Rand Paul Calls For Legal Hemp
At Conference, Rand Paul Calls For Legal Hemp
Legalizing industrial hemp in Kentucky, passing a federal farm bill and helping young farmers establish themselves were among subjects U.S. Sen. Rand Paul and Agriculture Commissioner James Comer took on Friday evening during a discussion at the Kentucky Commodities Conference.
Paul said Kentucky might be able to get a waiver – similar to waivers given for the No Child Left Behind education law – to grow industrial hemp if state legislation to allow its cultivation passes.
“I think the potential’s enormous for something like this,” the Bowling Green Republican said at the event, which was held at the Holiday Inn University Plaza.
Paul has also supported a federal bill to legalize industrial hemp growth.
There is resistance to such legislation from some law enforcement groups because of the plant’s similarity to marijuana, he said.
“It looks somewhat similar, that’s what they’re concerned about, but we live in a modern age,” Paul said. “If you get a permit from Commissioner Comer and they put in the GPS, every sheriff and every policeman would know where it’s going to be grown.”
Bills have been filed in both houses of the Kentucky General Assembly to allow people who wish to grow industrial hemp to be licensed through the Department of Agriculture.
Comer said industrial hemp is a crop with potential.
“I believe that 10 years from now we will look at industrial hemp the same as soybean,” he said. “It’s a crop that continues to have new uses every day.”
The Kentucky Narcotics Officers’ Association opposes legalization of industrial hemp, said Tommy Loving, executive director of the association and director of the Bowling Green-Warren County Drug Task Force, when reached by phone after the event.
The only way to tell the difference between hemp and marijuana is through a lab test, he said.
“The hemp would make a great cover crop for marijuana,” Loving said.
His organization is also skeptical about the economic impact the crop would have in Kentucky. Loving said he thinks an independent study into the economic potential of industrial hemp would be useful.
Curtis Dame, Hopkins County extension agent for agriculture and natural resources, said he doesn’t have an opinion on whether industrial hemp should be legalized. However, he thinks many young farmers would embrace the opportunity to try growing a new crop.
“If that opportunity were to become available, I know that that crop could be used in Hopkins County due to our marginal land that we do have from coal mining,” he said.
Dame, 24, also works on his family’s farm in Jewel City.
He said the inheritance, or estate, tax is one of many barriers to young farmers.
When asked about ways to help young farmers, Paul spoke about repealing the inheritance tax to ease the burden on young people who inherit family farms.
“A lot of farmers may be land rich and cash poor,” he said.
A repeal would require a major change in the people being elected to Congress, Paul said.

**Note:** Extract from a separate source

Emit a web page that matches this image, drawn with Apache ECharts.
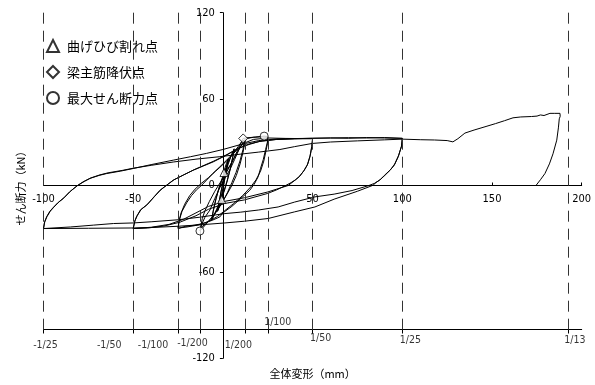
<!DOCTYPE html>
<html><head><meta charset="utf-8">
<script src="https://cdn.jsdelivr.net/npm/echarts@6/dist/echarts.min.js"></script>
<style>html,body{margin:0;padding:0;background:#fff}#c{width:595px;height:385px}</style>
</head><body><div id="c"></div>
<script>
// ---- data (x: 全体変形 mm, y: せん断力 kN) ----
const cyc800 = [[0,0],[0.3,4.5],[0.6,9],[1.2,12.5],[2,15.5],[3,18.5],[2.4,14],[1.4,7],[0.4,0],[-0.7,-9.7],[-1.4,-13],[-2.2,-15.5],[-3,-18],[-2.3,-13],[-1.3,-6],[-0.3,0],[0.8,7],[1.8,12.5],[3,18],[2.3,13],[1.2,6],[0,-2],[-1.2,-9],[-2.2,-14],[-3,-17.5],[-2.2,-12],[-1,-4],[0,2]];
const cyc400 = [[1.5,9],[3,15],[4.5,20.5],[6.25,25.5],[5.5,20],[4.2,12],[2.6,4],[1,-3],[-1,-10],[-3,-16],[-4.8,-20.5],[-6.25,-24],[-5.4,-18],[-4,-10],[-2.5,-3],[-1,3],[1,10],[3,16],[4.8,21],[6.25,25],[5.4,19],[4,11],[2.3,3],[0.5,-4],[-1.5,-10.5],[-3.5,-16.5],[-5,-20.5],[-6.25,-23.5],[-5.3,-17],[-3.8,-9],[-2.2,-2]];
const cyc200 = [[0,5],[2,10.5],[4,14],[6.5,19.5],[8.5,24],[10.5,28.5],[12,31.5],[11.2,25],[9.5,17],[7.3,9],[5,2],[2.5,-5],[0,-11],[-3,-17],[-6,-22],[-9.5,-27],[-12.8,-31.6],[-11.8,-27],[-10,-22],[-7.2,-17],[-4.5,-9],[-1.7,-1.5],[1,5],[3.9,11],[6.5,18],[9.5,26.5],[12.3,31.5],[11.4,24],[9.6,15],[7.5,7],[5,0],[2.3,-6],[-0.5,-12],[-3.5,-18],[-7,-23.5],[-10,-27],[-12.5,-29.5],[-11.5,-23],[-10,-17.5],[-7.5,-11],[-4.5,-4],[-1.5,2]];
const cyc100 = [[1.5,8],[5,16],[8,24],[10.4,30.3],[11.3,32.7],[14,33.2],[18,33.6],[23,34.3],[25,34],[24.8,30],[23.8,25],[22.5,18],[21,12],[19.7,6.2],[17.5,1],[15,-3.3],[10,-9],[5,-14.5],[0,-19],[-1.7,-21.8],[-6,-24.2],[-11,-26.4],[-16,-27.6],[-21,-28.4],[-25,-29.9],[-24.3,-24],[-22.8,-18],[-20.2,-12],[-17.5,-7],[-14.7,-3],[-12,0],[-9.1,3.7],[-5.5,8.5],[-1.7,13],[2,17.5],[5.7,22.3],[8.5,27],[10.4,30.3],[13,32.5],[17,33.5],[21,33.8],[25,33.5],[24.8,29],[24,24],[22.8,17],[21,10],[18.5,4],[15.5,-1],[11,-7],[6,-12.5],[1,-17.5],[-3,-21.5],[-8,-25],[-14,-27.5],[-20,-28.8],[-25,-29.6],[-24.5,-25],[-23.3,-19],[-21.3,-13],[-18.5,-7],[-15.5,-2.5],[-12,1.5],[-8,5.5],[-4,10],[0,14.5],[4,19.5],[8,25],[12,29.5],[17,32],[25,33],[35,32.7]];
const cyc50 = [[50,32.5],[49.5,27],[48.5,20],[47,14],[45,10],[42.5,6],[40,3.5],[36.4,0],[30,-2.5],[25,-4.5],[12,-8.5],[1,-11],[-8,-14.5],[-15,-19],[-22,-23.5],[-30,-27],[-40,-29],[-50,-29.9],[-49.2,-25],[-48.2,-21.8],[-46,-17],[-42.5,-13.7],[-38.5,-8],[-35.1,-3.3],[-31.4,0.2],[-27.7,3.7],[-22,7.3],[-16.6,10.6],[-11,13.5],[-5.4,16.4],[2,21.1],[8,25.5],[15,29],[22,31],[30,32],[40,32.4],[50,32.6],[49.6,27],[48.7,21],[47.3,15],[45.3,10.5],[42.8,6.5],[40.5,4],[38,2],[35,0],[30,-3],[25,-5.5],[12,-10],[1,-12.5],[-8,-16.5],[-15,-21],[-24,-25.5],[-33,-28.2],[-42,-29.5],[-50,-29.9]];
const cyc25 = [[-49,-24.5],[-47.8,-21],[-45.5,-16.5],[-42,-13],[-38,-7.5],[-34.6,-3],[-31,0.5],[-27.2,4],[-21.5,7.6],[-16,11],[-10.5,14],[-5,17],[0,20],[6,24],[12,27.5],[20,30.5],[30,32],[40,32.5],[50,32.8],[60,33],[70,32.8],[80,33.3],[90,33],[100,32.7],[99.5,27],[97.7,19.9],[95.5,14],[93.1,10.6],[90,7],[87.4,3.7],[84.5,1.5],[81.4,0],[72,-3.5],[62,-6],[51.3,-7.9],[40,-11.5],[30.8,-14.9],[20,-17],[10,-18.5],[1.1,-19.5],[-12.8,-22],[-25,-23.8],[-40,-25.2],[-50,-26],[-61,-26.4],[-72,-27.5],[-85,-28.8],[-100,-29.9],[-99.5,-26],[-98.3,-21.8],[-96.5,-18],[-94.6,-15.3],[-92,-12],[-89,-9],[-85.5,-4.5],[-81.6,-0.5],[-78,2.5],[-74.2,4.9],[-69,7],[-64.8,8.3],[-57,10],[-50,11.8],[-40,14.5],[-27.7,17.6],[-18,20],[-9.1,22.3],[0,25],[10,28.5],[20,31.2],[30,32.3],[40,32.6],[50,32.8],[60,33],[70,33.2],[80,33],[90,33.3],[100,32.8],[99.6,27.5],[98,21],[95.8,15],[93.5,11],[90.5,7.3],[87.8,4.2],[85,1.8],[83.8,0.2],[75,-4],[62,-9.5],[51.3,-14.9],[40,-18.3],[25.3,-22.9],[12,-24.8],[1.1,-26],[-12.5,-27.3],[-25,-28.3],[-40,-29.2],[-50,-29.5],[-75,-29.7],[-100,-29.9]];
const push = [[-99.3,-25],[-98,-21.5],[-96.2,-17.8],[-94.2,-15],[-91.5,-11.5],[-88.5,-8.5],[-85,-4],[-81,0],[-77,3],[-73.5,5.3],[-68.5,7.4],[-64,8.8],[-56,10.5],[-50,12],[-40,14],[-27.7,16.3],[-15,18.3],[-1.7,20],[10,21.8],[20,23.2],[31.8,25],[40,27],[49.8,29.2],[60,30.2],[75,31],[90,31.7],[100,32.2],[110,31.8],[118,31.6],[125,31.2],[128.2,30.3],[131,32.5],[134.9,36.4],[140,38.5],[147.2,41.2],[152,43],[157,45],[161.7,47],[166,47.6],[172,47.9],[175.1,48.2],[177,49],[179,48.6],[182.3,50.1],[185,50.1],[187.9,50.1],[188,48],[187.5,46.3],[187,40],[186.1,31.5],[184,22],[182,15],[179.5,8.3],[177,4],[174.5,0]];

const crackPts = [[0.6,9.0],[-0.7,-9.7]];
const yieldPts = [[11.3,32.7]];
const maxPts = [[23,34.3],[-12.8,-31.6]];

const driftMM = [-100,-50,-25,-12.5,12.5,25,50,100,192.3];
const driftLabels = ['-1/25','-1/50','-1/100','-1/200','1/200','1/100','1/50','1/25','1/13'];
const xTickLabels = ['-100','-50','','50','100','150','200'];
const seriesNames = ['曲げひび割れ点','梁主筋降伏点','最大せん断力点'];
const xTitle = '全体変形（mm）';
const yTitle = 'せん断力（kN）';
const xMin = -100, xMax = 200, yMin = -120, yMax = 120, driftAxisY = -100;

// ---- style / layout ----
const G = {left:43.5, right:13.3, top:12.7, bottom:26.7};
const W = 595, H = 385;
const gw = W - G.left - G.right, gh = H - G.top - G.bottom;
// pixel offsets that put the main axes through zero and the drift axis at y = -100
const xAxisOffset = -gh * (0 - yMin) / (yMax - yMin);
const driftOffset = -gh * (driftAxisY - yMin) / (yMax - yMin);
const yAxisOffset = -gw * (0 - xMin) / (xMax - xMin);
const labelOffsets = [[2,16],[-24,16],[-25,16],[-8,14],[-7,16],[10,-7],[8,9],[8,11],[7,11]];
const numFont = "'Liberation Sans Narrow','DejaVu Sans Condensed',sans-serif";
const jpFont = "'Noto Sans CJK JP',sans-serif";

const hyst = [].concat(cyc800, cyc400, cyc200, cyc100, cyc50, cyc25, push);
const markerStyle = {color:'#fff', borderColor:'#000', borderWidth:1};

const chart = echarts.init(document.getElementById('c'), null, {renderer:'canvas'});
chart.setOption({
  animation:false,
  backgroundColor:'#fff',
  grid:Object.assign({containLabel:false, outerBoundsMode:'none'}, G),
  legend:{
    orient:'vertical', left:41, top:34, itemWidth:12, itemHeight:12, itemGap:12,
    data:seriesNames,
    textStyle:{fontSize:13, fontFamily:jpFont, color:'#000', padding:[0,0,0,3]}
  },
  xAxis:[{
    type:'value', min:xMin, max:xMax, interval:50, position:'bottom', offset:xAxisOffset,
    axisLine:{onZero:false, lineStyle:{color:'#000', width:1}},
    axisTick:{inside:true, length:3, lineStyle:{color:'#000'}},
    axisLabel:{margin:8, fontSize:11, fontFamily:numFont, color:'#000',
      formatter:(v)=>xTickLabels[Math.round((v-xMin)/50)] || ''},
    splitLine:{show:false}
  },{
    type:'value', min:xMin, max:xMax, position:'bottom', offset:driftOffset,
    axisLine:{onZero:false, lineStyle:{color:'#000', width:1}},
    axisTick:{show:true, length:4, customValues:driftMM, lineStyle:{color:'#000'}},
    axisLabel:{show:false},
    splitLine:{show:false},
    name:xTitle, nameLocation:'middle', nameGap:39,
    nameTextStyle:{fontSize:11, fontFamily:jpFont, color:'#000'}
  }],
  yAxis:{
    type:'value', min:yMin, max:yMax, interval:60, position:'left', offset:yAxisOffset,
    axisLine:{onZero:false, lineStyle:{color:'#000', width:1}},
    axisTick:{length:3, lineStyle:{color:'#000'}},
    axisLabel:{margin:8, fontSize:11, fontFamily:numFont, color:'#000'},
    splitLine:{show:false},
    name:yTitle, nameLocation:'middle', nameGap:197, nameRotate:90,
    nameTextStyle:{fontSize:11, fontFamily:jpFont, color:'#000'}
  },
  series:[
    {
      type:'line', name:'hysteresis', data:hyst, symbol:'none', smooth:false,
      lineStyle:{color:'#000', width:1}, z:3, silent:true,
      markLine:{
        silent:true, symbol:'none', label:{show:false},
        lineStyle:{color:'#333', width:1, type:[11,7]},
        data: driftMM.map(x=>[{coord:[x,yMax]},{coord:[x,driftAxisY]}])
      }
    },
    {
      type:'scatter', name:'driftLabels', data:driftMM.map((x,i)=>({
        value:[x,driftAxisY],
        label:{show:true, formatter:driftLabels[i], offset:labelOffsets[i], position:'inside'}
      })),
      symbolSize:0, silent:true,
      label:{fontSize:10.5, fontFamily:numFont, color:'#000'}
    },
    {type:'scatter', name:seriesNames[0], data:crackPts, symbol:'triangle', symbolSize:8, itemStyle:markerStyle, z:5},
    {type:'scatter', name:seriesNames[1], data:yieldPts, symbol:'diamond', symbolSize:9, itemStyle:markerStyle, z:5},
    {type:'scatter', name:seriesNames[2], data:maxPts, symbol:'circle', symbolSize:8, itemStyle:markerStyle, z:5}
  ]
});
</script></body></html>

Comer said there’s a mindset among young people that they can’t make money in farming, and mentoring programs are important in changing minds.
“We want to inspire young people to go into production agriculture,” he said.
Paul also told conference participants that he believes a new farm bill will be passed, but he would like to see food stamp spending separated from the bill.
The bill sets national agriculture, nutrition, conservation and forestry policy and includes funding for agriculture programs.
In January, Congress passed a nine-month extension of the 2008 farm bill, according to The Associated Press.
Food stamp spending creates a conflict for some fiscally conservative legislators when considering the farm bill as a whole, though it originally acted as a way to bring in support for the bill from legislators from urban areas, Paul said.
“What once brought people together may no longer work to bring people together,” he said.